No, because the customer cannot tell the difference. Our prototype uses a terminal which is not approved in the UK. However there are so many different types of terminals currently in use that customers cannot be reasonably expected to remember them all. If the fraudster wished to make an identical terminal, even approved, tamper-resistant terminals can be easily modified, simply by removing electronics as we have done. Alternatively, the fraudster could build a new plastic enclosure identical to those of commercially available Chip & PIN terminals. This option would not be as cheap, but the cost could be easily recouped by just a few fraudulent transactions.

Will corrupt merchants not be detected?

Perhaps. In our scenario, the only link between the restaurant and the victim is that the victim was not charged for the meal. While customers will likely spot the fraudulent transaction when they receive their bank statement, they might not be able to recall the particular missing transaction. By the time the customer notices the fraud, the crooks have already defrauded many others, received the goods, and disappeared. The fraudster doesn't even have to be the owner of the restaurant, just a temporary employee or impersonating a terminal repair technician. The attacker needs only to place a fake terminal and a laptop in the shop.

How long has this style of attack been known?

Relay attacks, also know as the wormhole or Chess grand-master attacks have been known of since at least 1987. In the context of EMV, we described how relay attacks could be used for fraud in the paper “Chip and Spin”. Subsequent to publication, however, there remained some skepticism within industry as to whether these attacks were implementable. We set out to confirm that they were indeed plausible attacks and estimate their costs.

How far away can the fake card be from the genuine card?

It can be anywhere in the world. While testing our prototype we introduced a 2 second delay in all communications and the transaction still succeeded without a problem. Within 2 seconds, a radio signal could travel around the world 10 times. So we expect that the relay attack will succeed regardless of where the genuine and fake cards are, as long as there is reliable Internet or phone coverage.

How does the relay attack compare to card cloning?

Disadvantages: the genuine card must be in the malicious terminal for the full duration of the fraudulent transaction. This means the attacker must coordinate the scam quite carefully to avoid the victim's transaction seeming to take an inordinate amount of time. The fake card in the relay attack, as we have implemented it, has a wired connection to a laptop, so it will not pass inspection by a merchant. However, while a fully wireless version is more difficult, we think it would be within the means of reasonable attacker.
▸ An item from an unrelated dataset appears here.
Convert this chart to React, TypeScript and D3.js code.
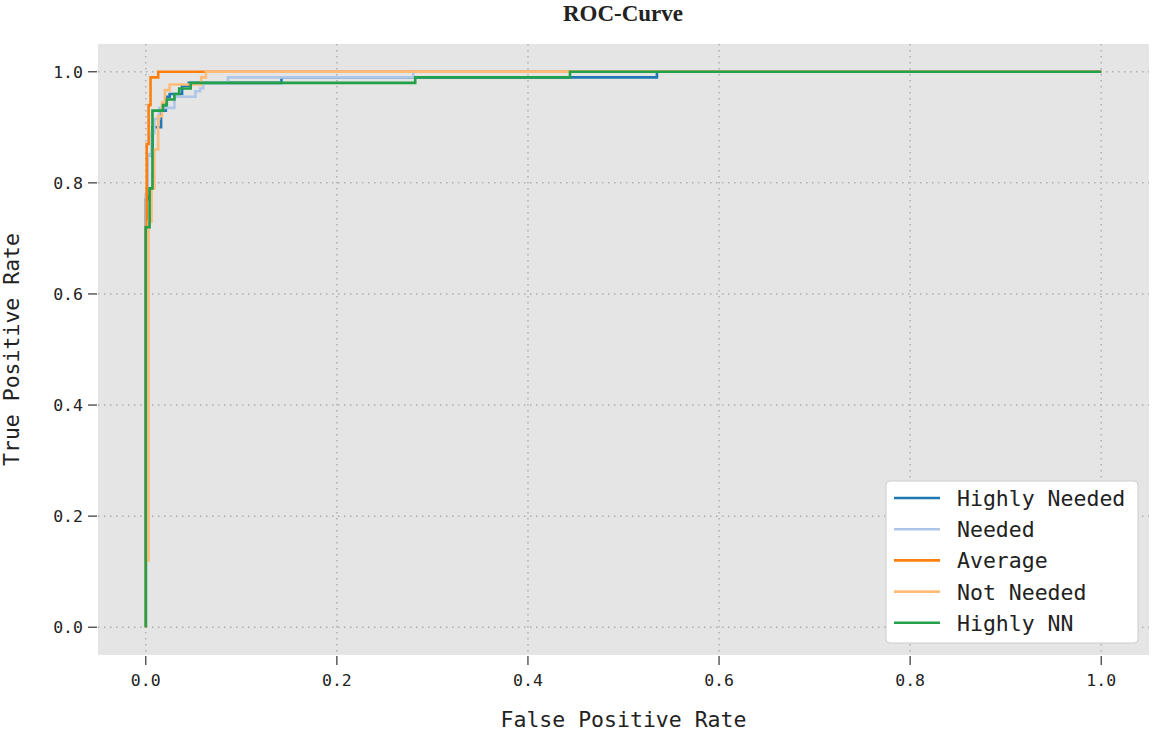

Advantage: Defences against more conventional attacks do not affect the relay attack. Card cloning attacks depend on either the transaction being performed offline, or being able to force the terminal or ATM to fall back to magnetic stripe verification. These weaknesses are gradually being phased out. Another EMV technology, Dynamic Data Authentication (DDA) will prevent card-cloning even in offline transactions, but has not yet been deployed in the UK, who still use Static Data Authentication (SDA). None of these defences will be effective in preventing the relay attack.

Aren't transactions encrypted?

Sometimes, but this does not prevent our attack. As demonstrated by our Chip & PIN interceptor, SDA transactions are not encrypted between the terminal and card. Even if they were, as they can be with DDA, relay attacks still work since encryption would only prevent use reading or modifying the data, whereas we simply relay that data blindly.

How much does it cost to implement this attack?

Not much. We have acquired an EMV terminal off eBay for $50. The built-in electronics were removed and replaced by an FPGA board costing $200 while we used the original LCD panel and keypad. Two laptops are needed with the sole requirement that they have USB or serial ports and can transmit or receive wireless communication. Creation of the modified card requires some mechanical skill and a processor for communication with the PC. In our implementation we used an FPGA board that costs less than $150. The PC software and FPGA code were written in Python and Verilog, respectively and require moderate technical skill.

Why are you doing this work?

To help reduce fraud. We think it is valuable to understand an important weakness in Chip & PIN so that appropriate defences can be deployed. By building a prototype we gain practical experience of what fraudsters must do to carry out these attacks. This information assists the development of practical, preemptive security measures which the banks could deploy to resist the relay attack. Also, when discussing this problem with members of the industry, we were met with skepticism as they believed the timing constraints would be too tight for the attack to be possible. So we set out to build a practical demonstration that this attack was both feasible and affordable. Finally, should criminals use this vulnerability to defraud customers, we would like the victims to be able to defend themselves against claims that the fraud could not have happened because banks claim Chip & PIN is infallible.

What is the purpose of the relay demonstration equipment?

Although this equipment might be adapted for use in the commission of fraud, it is not designed for such use nor do we intend for it to be used for fraud. Doing so would be unlawful under the UK Fraud Act 2006. Instead, our prototype is solely made to identify the vulnerabilities in the Chip & PIN system as well as to help design and evaluate defences.

In what other scenarios could the relay attack be applicable?

Cross-border card theft. Currently, if cards are stolen in one country, they are often used in a different one. This complicates criminal investigations and circumvents some fraud protection measures, so is desirable to fraudsters. As magnetic stripe cards are still widely accepted, the criminals can read the details off the stolen card and email them overseas where they will be written onto blank cards for use.

As Chip & PIN becomes more popular, magnetic stripe cards will be accepted in fewer locations. Because the chip cannot be trivially copied (unlikely the magnetic stripe), fraudsters would need to physically send the card overseas to use it. This would take time and allow the legitimate card holder to cancel the card. Instead, fraudsters could use a relay attack to instantly use a Chip & PIN card abroad, without it ever having to physically leave the country.